## Task requirements
Every record must be transcribed in its entirety, apart from the images, which are to be omitted.

## The data
========================

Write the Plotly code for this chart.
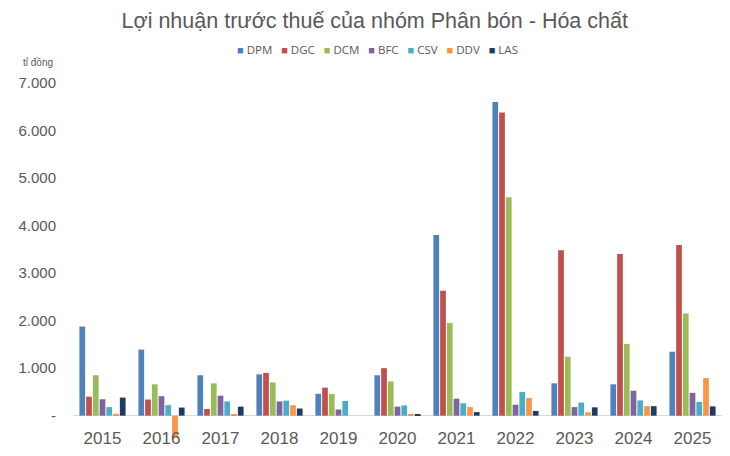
import plotly.graph_objects as go

years = [str(y) for y in range(2015, 2026)]

DPM = [1875, 1390, 850, 870, 460, 850, 3800, 6600, 680, 660, 1345]
DGC = [400, 340, 140, 900, 590, 1000, 2630, 6380, 3480, 3400, 3590]
DCM = [850, 660, 680, 700, 455, 720, 1950, 4595, 1240, 1510, 2150]
BFC = [345, 410, 420, 300, 130, 190, 357, 230, 180, 525, 480]
CSV = [180, 220, 300, 315, 310, 215, 260, 500, 275, 320, 290]
DDV = [40, -450, 15, 220, 0, 25, 180, 370, 70, 200, 790]
LAS = [380, 170, 190, 150, 0, 20, 75, 100, 175, 200, 195]

series = [("DPM", DPM), ("DGC", DGC), ("DCM", DCM), ("BFC", BFC),
          ("CSV", CSV), ("DDV", DDV), ("LAS", LAS)]
colors = ["#4F81BD", "#C0504D", "#9BBB59", "#8064A2",
          "#4BACC6", "#F79646", "#1F3B63"]

ytickvals = [0, 1000, 2000, 3000, 4000, 5000, 6000, 7000]
yticktext = ["-", "1.000", "2.000", "3.000", "4.000", "5.000", "6.000", "7.000"]

fig = go.Figure()
for (name, vals), col in zip(series, colors):
    fig.add_trace(go.Bar(x=years, y=vals, name=name, marker_color=col,
                         marker_line_width=0))

# compact Excel-style legend: small squares with the series names
legend_text = "&nbsp;&nbsp;&nbsp;".join(
    "<span style='color:%s;font-size:11px'>■</span>&nbsp;%s" % (col, name)
    for (name, _), col in zip(series, colors))

# page body has an 8px margin, so the figure is 8px smaller than the window
fig.update_layout(
    width=722, height=448,
    barmode="group", bargap=0.2, bargroupgap=0.15,
    plot_bgcolor="white", paper_bgcolor="white",
    margin=dict(l=65, r=8, t=75, b=18, autoexpand=False),
    font=dict(family="Liberation Sans, Arial", color="#595959"),
    title=dict(text="Lợi nhuận trước thuế của nhóm Phân bón - Hóa chất",
               x=0.508, xanchor="center", y=0.973, yanchor="middle",
               font=dict(size=21.5, color="#595959")),
    showlegend=False,
)
fig.update_xaxes(showgrid=False, showline=False, ticks="",
                 tickfont=dict(size=17, color="#595959"),
                 ticklabelstandoff=-12, automargin=False)
fig.update_yaxes(range=[-470, 7000], tickvals=ytickvals, ticktext=yticktext,
                 showgrid=False, zeroline=True, zerolinecolor="#D9D9D9",
                 zerolinewidth=1, showline=False, ticks="",
                 tickfont=dict(size=15, color="#595959"),
                 ticklabelstandoff=16, automargin=False)
fig.add_annotation(text=legend_text, xref="paper", yref="paper",
                   x=0.469, y=1.093, xanchor="center", yanchor="middle",
                   showarrow=False,
                   font=dict(family="Open Sans", size=11.5, color="#595959"))
fig.add_annotation(text="tỉ đồng", xref="paper", yref="paper",
                   x=-0.08, y=1.059, xanchor="left", yanchor="middle",
                   showarrow=False, font=dict(size=10, color="#595959"))

fig.write_html("out.html")
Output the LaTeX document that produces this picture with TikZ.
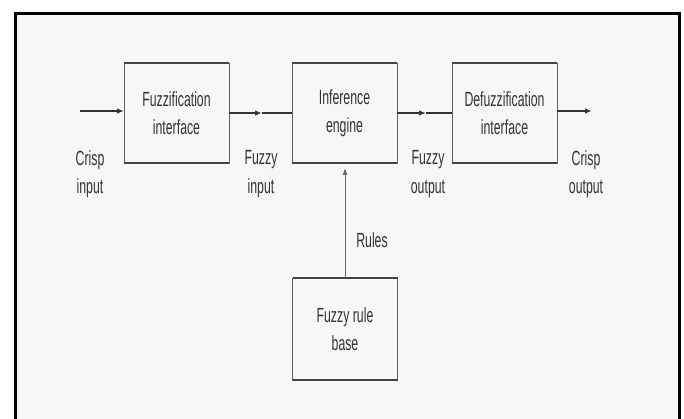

========================

## Task response
Write the Plotly code for this chart.
import plotly.graph_objects as go

years = [str(y) for y in range(2015, 2026)]

DPM = [1875, 1390, 850, 870, 460, 850, 3800, 6600, 680, 660, 1345]
DGC = [400, 340, 140, 900, 590, 1000, 2630, 6380, 3480, 3400, 3590]
DCM = [850, 660, 680, 700, 455, 720, 1950, 4595, 1240, 1510, 2150]
BFC = [345, 410, 420, 300, 130, 190, 357, 230, 180, 525, 480]
CSV = [180, 220, 300, 315, 310, 215, 260, 500, 275, 320, 290]
DDV = [40, -450, 15, 220, 0, 25, 180, 370, 70, 200, 790]
LAS = [380, 170, 190, 150, 0, 20, 75, 100, 175, 200, 195]

series = [("DPM", DPM), ("DGC", DGC), ("DCM", DCM), ("BFC", BFC),
          ("CSV", CSV), ("DDV", DDV), ("LAS", LAS)]
colors = ["#4F81BD", "#C0504D", "#9BBB59", "#8064A2",
          "#4BACC6", "#F79646", "#1F3B63"]

ytickvals = [0, 1000, 2000, 3000, 4000, 5000, 6000, 7000]
yticktext = ["-", "1.000", "2.000", "3.000", "4.000", "5.000", "6.000", "7.000"]

fig = go.Figure()
for (name, vals), col in zip(series, colors):
    fig.add_trace(go.Bar(x=years, y=vals, name=name, marker_color=col,
                         marker_line_width=0))

# compact Excel-style legend: small squares with the series names
legend_text = "&nbsp;&nbsp;&nbsp;".join(
    "<span style='color:%s;font-size:11px'>■</span>&nbsp;%s" % (col, name)
    for (name, _), col in zip(series, colors))

# page body has an 8px margin, so the figure is 8px smaller than the window
fig.update_layout(
    width=722, height=448,
    barmode="group", bargap=0.2, bargroupgap=0.15,
    plot_bgcolor="white", paper_bgcolor="white",
    margin=dict(l=65, r=8, t=75, b=18, autoexpand=False),
    font=dict(family="Liberation Sans, Arial", color="#595959"),
    title=dict(text="Lợi nhuận trước thuế của nhóm Phân bón - Hóa chất",
               x=0.508, xanchor="center", y=0.973, yanchor="middle",
               font=dict(size=21.5, color="#595959")),
    showlegend=False,
)
fig.update_xaxes(showgrid=False, showline=False, ticks="",
                 tickfont=dict(size=17, color="#595959"),
                 ticklabelstandoff=-12, automargin=False)
fig.update_yaxes(range=[-470, 7000], tickvals=ytickvals, ticktext=yticktext,
                 showgrid=False, zeroline=True, zerolinecolor="#D9D9D9",
                 zerolinewidth=1, showline=False, ticks="",
                 tickfont=dict(size=15, color="#595959"),
                 ticklabelstandoff=16, automargin=False)
fig.add_annotation(text=legend_text, xref="paper", yref="paper",
                   x=0.469, y=1.093, xanchor="center", yanchor="middle",
                   showarrow=False,
                   font=dict(family="Open Sans", size=11.5, color="#595959"))
fig.add_annotation(text="tỉ đồng", xref="paper", yref="paper",
                   x=-0.08, y=1.059, xanchor="left", yanchor="middle",
                   showarrow=False, font=dict(size=10, color="#595959"))

fig.write_html("out.html")
Output the LaTeX document that produces this picture with TikZ.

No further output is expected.